Free and open discussion about climate change ― and the role the bank should play in tackling it ― are no longer possible at the Frankfurt-based European Central Bank (ECB), according to high-level employees there who claim that Europe’s leading financial institution is purging staff critical of green policies from its ranks.

“If you voice criticism, you are quickly accused of being anti-climate. I have personally had that experience more than once,” Daniel Gros—director of the Institute for European Policy Making — told Politico

At the center of the swirl is central bank official and Dutch-born executive Frank Elderson, one of six members of the ECB’s executive board, who found himself the center of attention at the ordinarily staid institution after he was quoted publicly saying, “I don’t want these people anymore,” at a bank meeting in February. 

The 5,000-person organization, headquartered in Frankfurt, is the Eurozone’s equivalent of the Federal Bank and is charged with setting the currency union’s interest rate and monetary policy. It is one of the most important central banks internationally.

Double Dutch 

During his time on the ECB executive board, Elderson spearheaded the concept of fining banks that are slow to implement green policies. His zero-tolerance approach to climate policy discussions has also been labeled an affront to free expression by ECB staff, with many venting their anger on internal chat boards.

Reprogram or go away

Elderson’s management style has been described as “authoritarian” by employees. The central bank official is reported as saying, “Why would we want to hire people who we have to reprogram? Because they came from the best universities, but they still don’t know how to spell the word ‘climate.’”

“Why would we want to hire people who we have to reprogram? Because they came from the best universities, but they still don’t know how to spell the word ‘climate.’”

This week, the ECB itself circulated an official memo attempting to mollify staff discontent while simultaneously emphasizing the bank’s green credentials.
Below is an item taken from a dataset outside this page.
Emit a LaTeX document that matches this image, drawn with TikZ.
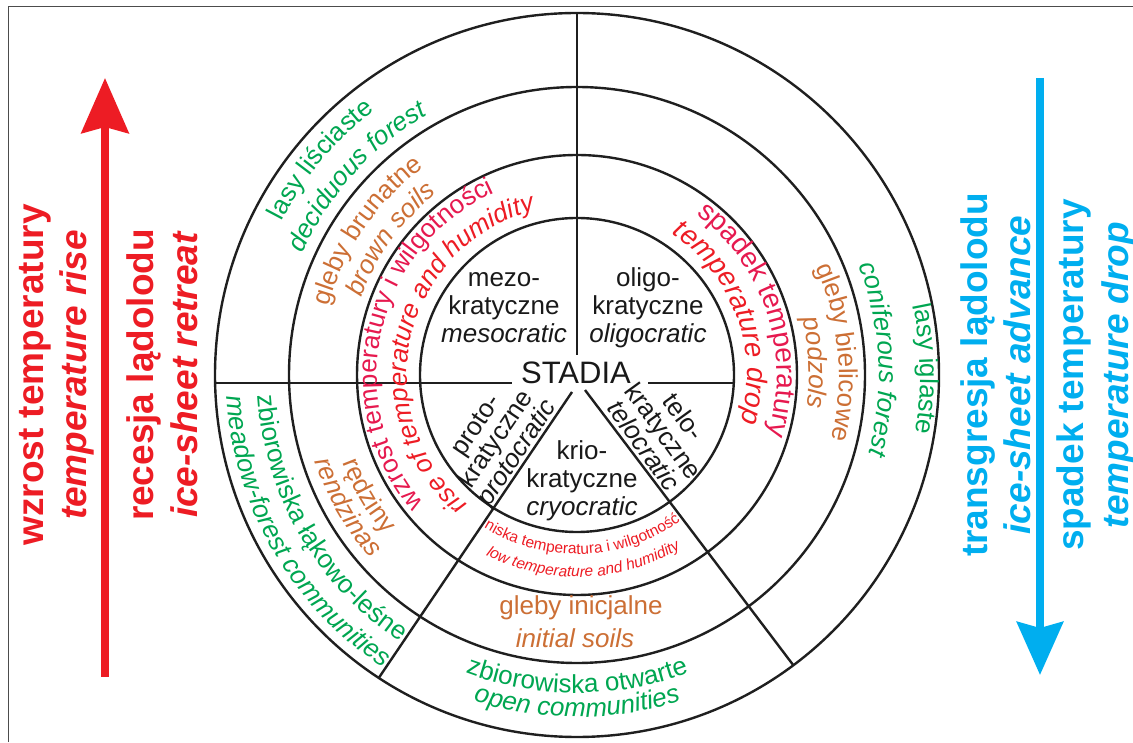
\documentclass[tikz,border=0pt]{standalone}
\usepackage{fontspec}
\setmainfont{Liberation Sans}
\usetikzlibrary{calc,decorations.text,arrows.meta}

\definecolor{vegGreen}{HTML}{00A651}
\definecolor{soilBrown}{HTML}{CC6F35}
\definecolor{warmCrimson}{HTML}{E6194F}
\definecolor{warmRed}{HTML}{ED1C24}
\definecolor{coldBlue}{HTML}{00AEEF}

\newcommand{\ringfont}{\fontsize{26}{28}\selectfont}
\newcommand{\bigringfont}{\fontsize{28}{30}\selectfont}
\newcommand{\smallringfont}{\fontsize{15.5}{17}\selectfont}
\newcommand{\sidefont}{\fontsize{37}{40}\selectfont\bfseries}

% text along an arc around C, letters standing outward (clockwise run)
\newcommand{\arcout}[5]{%
  \path[decorate,decoration={text along path,text align=center,text={|#4|#5}}]
    ($(C)+(#2+#3:#1)$) arc[start angle=#2+#3,end angle=#2-#3,radius=#1];}
% text along an arc around C, letters standing inward (counter-clockwise run)
\newcommand{\arcin}[5]{%
  \path[decorate,decoration={text along path,text align=center,text={|#4|#5}}]
    ($(C)+(#2-#3:#1)$) arc[start angle=#2-#3,end angle=#2+#3,radius=#1];}

\begin{document}
\begin{tikzpicture}[x=1pt,y=1pt,
  ring/.style={draw=black!88,line width=2.4pt},
  divider/.style={draw=black!88,line width=2.4pt},
  stage/.style={font=\ringfont,align=center,text=black!90,inner sep=0pt},
  tilted/.style={font=\fontsize{26}{24.5}\selectfont,align=center,text=black!90,inner sep=0pt},
  side/.style={font=\sidefont,rotate=90,inner sep=0pt},
  flat/.style={font=\ringfont,inner sep=0pt}]

\useasboundingbox (0,0) rectangle (1133,742);

% frame
\coordinate (fb) at (8,0);
\coordinate (fc) at (8,735);
\coordinate (fr) at (1133,735);
\draw[line width=1pt,black!70] (fb) -- (fc) -- (fr);

% rings
\coordinate (C) at (577,367);
\foreach \r in {157,220,288,362} \draw[ring] (C) circle[radius=\r];

% dividers
\coordinate (vtop) at ($(C)+(90:362)$);
\coordinate (vbot) at (577,387);
\draw[divider] (vtop) -- (vbot);
\coordinate (hl1) at (215,359); \coordinate (hl2) at (512,359);
\coordinate (hr1) at (648,359); \coordinate (hr2) at (733.8,359);
\draw[divider] (hl1) -- (hl2);
\draw[divider] (hr1) -- (hr2);
\coordinate (dl1) at (572,350); \coordinate (dl2) at ($(C)+(236.8:362)$);
\coordinate (dr1) at (585,352); \coordinate (dr2) at ($(C)+(306.7:362)$);
\draw[divider] (dl1) -- (dl2);
\draw[divider] (dr1) -- (dr2);

% stages
\node[stage] (meso) at (504,434) {mezo-\\kratyczne\\\textit{mesocratic}};
\node[stage] (oligo) at (648,434) {oligo-\\kratyczne\\\textit{oligocratic}};
\node[stage,font=\fontsize{31}{33}\selectfont] (stadia) at (576,369) {STADIA};
\node[stage] (krio) at (582,261) {krio-\\kratyczne\\\textit{cryocratic}};
\node[tilted,rotate=56] (proto) at (498,302) {proto-\\kratyczne\\\textit{protocratic}};
\node[tilted,rotate=-54] (telo) at (664,311) {telo-\\kratyczne\\\textit{telocratic}};

% ring labels
\arcout{333}{140}{60}{\ringfont\color{vegGreen}}{lasy liściaste}
\arcout{300}{138}{60}{\ringfont\itshape\color{vegGreen}}{deciduous forest}
\arcout{258}{145.5}{60}{\ringfont\color{soilBrown}}{gleby brunatne}
\arcout{229}{144}{60}{\ringfont\itshape\color{soilBrown}}{brown soils}
\arcout{200}{167}{85}{\ringfont\color{warmCrimson}}{wzrost temperatury i wilgotności}
\arcout{170}{167}{85}{\ringfont\itshape\color{warmRed}}{rise of temperature and humidity}
\arcout{200}{18}{60}{\bigringfont\color{warmCrimson}}{spadek temperatury}
\arcout{170}{20}{60}{\bigringfont\itshape\color{warmRed}}{temperature drop}
\arcout{262}{5}{60}{\ringfont\color{soilBrown}}{gleby bielicowe}
\arcout{232}{3}{60}{\ringfont\itshape\color{soilBrown}}{podzols}
\arcout{343}{1}{60}{\ringfont\color{vegGreen}}{lasy iglaste}
\arcout{302}{3}{60}{\ringfont\itshape\color{vegGreen}}{coniferous forest}
\arcin{320}{210}{60}{\ringfont\color{vegGreen}}{zbiorowiska łąkowo-leśne}
\arcin{351}{210}{60}{\ringfont\itshape\color{vegGreen}}{meadow-forest communities}
\arcin{250}{210}{50}{\ringfont\color{soilBrown}}{rędziny}
\arcin{276}{210}{50}{\ringfont\itshape\color{soilBrown}}{rendzinas}
\arcin{179}{272}{60}{\smallringfont\color{warmRed}}{niska temperatura i wilgotność}
\arcin{202}{272}{60}{\smallringfont\itshape\color{warmRed}}{low temperature and humidity}
\arcin{318}{270}{40}{\ringfont\color{vegGreen}}{zbiorowiska otwarte}
\arcin{342}{270}{40}{\ringfont\itshape\color{vegGreen}}{open communities}

\node[flat,text=soilBrown] (soilPl) at (581,134) {gleby inicjalne};
\node[flat,text=soilBrown] (soilEn) at (575,104) {\itshape initial soils};

% side arrows and captions
\coordinate (redTail) at (105,65); \coordinate (redTip) at (105,664);
\draw[line width=8pt,warmRed,-{Stealth[length=55pt,width=47pt,inset=6pt]}] (redTail) -- (redTip);
\coordinate (blueTail) at (1040,664); \coordinate (blueTip) at (1040,67);
\draw[line width=8pt,coldBlue,-{Stealth[length=53pt,width=46pt,inset=6pt]}] (blueTail) -- (blueTip);

\node[side,text=warmRed] (l1) at (35,367) {wzrost temperatury};
\node[side,text=warmRed] (l2) at (77,367) {\itshape temperature rise};
\node[side,text=warmRed] (l3) at (144,367) {recesja lądolodu};
\node[side,text=warmRed] (l4) at (184,367) {\itshape ice-sheet retreat};
\node[side,text=coldBlue] (r1) at (978,367) {transgresja lądolodu};
\node[side,text=coldBlue] (r2) at (1017,367) {\itshape ice-sheet advance};
\node[side,text=coldBlue] (r3) at (1074,367) {spadek temperatury};
\node[side,text=coldBlue] (r4) at (1119,367) {\itshape temperature drop};
\end{tikzpicture}
\end{document}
ECB President Christine Lagarde offered full-throated support for Elderson, saying, “I stand by my colleague, Frank, but equally, and probably more importantly, I and others value diversity in the institution that I lead. “Across the board, all the usual definitions of what diversity means, but also diversity of thinking, diversity of background, and I think that we will improve our work as a result of that.”

Lagarde feels the heat

The revelations have prompted calls from the European Parliament to investigate “ideological bias” within the ECB. They feed into a broader sense of dissatisfaction with head honcho Christine Lagarde; some 60% of staff have now declared no confidence in her management.

A recent survey showed that the ECB staff support the central bank’s increased efforts to fight global warming. However, discussions among staff following Elderson’s remarks show some are wary of turning the bank’s green revolution into a cultural one, with staff who don’t support the battle being purged. The ECB has argued it is legally obliged to contribute to tackling climate change, citing a formal secondary task requiring that it support the EU’s broader economic policies as long as they don’t conflict with keeping prices steady.  

Others in the European central banking community have warned Elderson and the ECB about trying to stamp out discussion and division, saying that being ideological and now allowing for debate is not tenable in the long run.